Review: Episode 1 of Landscape Artist of the Year 2021 at Chartwell

This is the first of my reviews of the new Landscape Artist of the Year programme in 2021.

Pods in front of the house at Chartwell
Pods in front of the house at Chartwell

Landscape Artist of the Year (Series 6 - filmed in 2020)

This is the sixth series of this programme which is produced for Sky Arts by Storyvault Films.

The "Artist of the Year" programmes are some of the most popular programmes produced by Sky Arts. The audience for the Landscape artist of the year programme seems to grow with every series.

LAOTY boasts the titles of “best-performing, non-scripted series of all time” and second-biggest series ever for Sky Arts, with viewing figures growing over the course of the series.

You can view it

  • on Wednesday evening at 8pm on Sky Arts (on Sky / Now TV / Freeview)
  • on demand on Sky TV and Now TV anytime you like 
    • you need the Sky TV or NOW TV app to watch on a mobile device or your own TV - if you have a relevant subscription (which is what I do - see my blog post about how to do this)

The Judges are the same as always - and - because filming took place outside - we also saw the return of Joan Bakewell which was excellent news.

We saw lots of suitably socially distanced discussions!
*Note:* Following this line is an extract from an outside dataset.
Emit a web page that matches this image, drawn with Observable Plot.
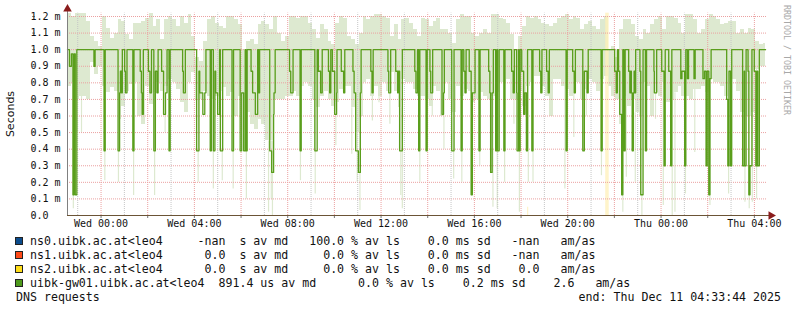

The Judges: Kate Bryan. Tai-Shan Schierenberg Kathleen Soriano - with Joan Bakewell

Episode 1 at Chartwell

The first episode was at Chartwell - and this is the link to Episode 1

The Location

Chartwell is the former home of Sir Winston Churchill and is now a National Trust property. The large course stands in manicured country gardens on top of a large grass slope leading down to a lake and several acres of woodland and farmland.
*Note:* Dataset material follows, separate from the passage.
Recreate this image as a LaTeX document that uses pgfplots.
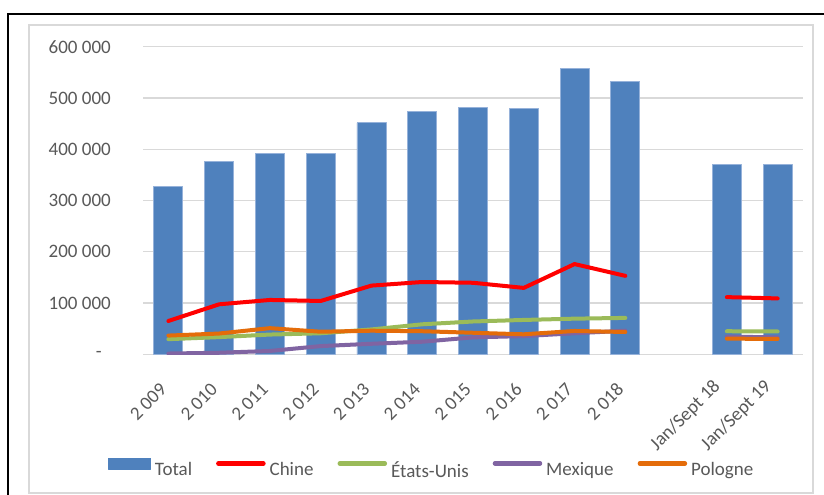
\documentclass[border=0pt]{standalone}
\usepackage{fontspec}
\setmainfont{Carlito}
\usepackage{pgfplots}
\pgfplotsset{compat=1.18}

\definecolor{totalblue}{RGB}{79,129,189}
\definecolor{baredge}{RGB}{150,178,218}
\definecolor{chine}{RGB}{255,0,0}
\definecolor{usa}{RGB}{155,187,89}
\definecolor{mexique}{RGB}{128,100,162}
\definecolor{pologne}{RGB}{228,108,10}
\definecolor{txt}{RGB}{89,89,89}
\definecolor{gridc}{RGB}{217,217,217}

\begin{document}
\begin{tikzpicture}[x=1bp,y=1bp]
\useasboundingbox (0,0) rectangle (824,495);
\fill[white] (0,0) rectangle (824,495);
% cadres
\draw[black, line width=2.2bp] (8,-2) -- (8,481) -- (826,481);
\draw[gridc, line width=1.5bp] (29,2) rectangle (813,470);

\begin{axis}[
  at={(143bp,140.7bp)}, anchor=south west,
  width=660bp, height=307.6bp, scale only axis,
  xmin=-0.5, xmax=12.5, ymin=0, ymax=600000,
  scaled y ticks=false,
  axis line style={draw=none},
  major tick length=0pt,
  ymajorgrids, grid style={gridc, line width=1.3bp},
  ytick={0,100000,200000,300000,400000,500000,600000},
  yticklabels={-\hspace*{9bp},100~000,200~000,300~000,400~000,500~000,600~000},
  xtick={0,1,2,3,4,5,6,7,8,9},
  xticklabels={2~009,2~010,2~011,2~012,2~013,2~014,2~015,2~016,2~017,2~018},
  extra x ticks={11,12},
  extra x tick labels={Jan/Sept 18,Jan/Sept 19},
  extra x tick style={xticklabel style={xshift=-1bp, yshift=5bp}},
  tick label style={font=\fontsize{19bp}{22bp}\selectfont, text=txt, inner sep=0pt},
  yticklabel style={anchor=east, xshift=-32bp},
  xticklabel style={xshift=-5bp, yshift=-32bp, rotate=45, anchor=east},
  unbounded coords=jump,
  legend columns=5,
  legend style={at={(0.436,-0.37)}, anchor=center, draw=none, fill=none,
    font=\fontsize{19bp}{22bp}\selectfont, text=txt,
    nodes={inner sep=0pt},
    /tikz/every odd column/.append style={column sep=4bp},
    /tikz/every even column/.append style={column sep=24bp}},
  every axis plot/.append style={line join=round, line cap=round},
]

\addplot[ybar, bar width=29bp, fill=totalblue, draw=baredge, line width=0.8bp,
  legend image code/.code={\fill[totalblue] (0bp,1bp) rectangle (42bp,12bp);}]
  coordinates {(0,327000) (1,377000) (2,392500) (3,391500) (4,451500) (5,474000)
    (6,481000) (7,480000) (8,557500) (9,532500) (11,370000) (12,370500)};
\addlegendentry{Total}

\addplot[chine, line width=4bp,
  legend image code/.code={\draw[chine, line width=4.5bp] (0bp,6.5bp) -- (45bp,6.5bp);}]
  coordinates {(0,65000) (1,97500) (2,106000) (3,104000) (4,134000) (5,141000)
    (6,139500) (7,129500) (8,176000) (9,153000) (10,nan) (11,111500) (12,109000)};
\addlegendentry{Chine}

\addplot[usa, line width=4bp,
  legend image code/.code={\draw[usa, line width=4.5bp] (0bp,6.5bp) -- (45bp,6.5bp);}]
  coordinates {(0,29500) (1,33500) (2,38500) (3,41000) (4,48500) (5,58500)
    (6,64000) (7,67000) (8,69500) (9,71000) (10,nan) (11,45000) (12,44500)};
\addlegendentry{États-Unis}

\addplot[mexique, line width=4bp,
  legend image code/.code={\draw[mexique, line width=4.5bp] (0bp,6.5bp) -- (45bp,6.5bp);}]
  coordinates {(0,1500) (1,3000) (2,6500) (3,16000) (4,20500) (5,24500)
    (6,33000) (7,35500) (8,41000) (9,46000) (10,nan) (11,34500) (12,33000)};
\addlegendentry{Mexique}

\addplot[pologne, line width=4bp,
  legend image code/.code={\draw[pologne, line width=4.5bp] (0bp,6.5bp) -- (45bp,6.5bp);}]
  coordinates {(0,36500) (1,40500) (2,51000) (3,44000) (4,46000) (5,45000)
    (6,42000) (7,39000) (8,45500) (9,43500) (10,nan) (11,30500) (12,30000)};
\addlegendentry{Pologne}

\end{axis}
\end{tikzpicture}
\end{document}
It's a garden I have visited often over the years and last summer we paid it a lot of visits once it was open again.

The view they had is actually very difficult because:

  • they are looking up - which is a situation most artists don't normally encounter when working plein air
  • it involves a lot of different levels
  • getting the size, shape and perspective of the house correct is a challenge on its own.  One I have tried and come a cropper on in the past - when drawing with a view from just to the left of there they were positioned.  (I'm going to see if I can remember where that artwork is)

The weather

As you might expect - given last year's weather - the weather was dry, sunny with a bit of cloud from time to time.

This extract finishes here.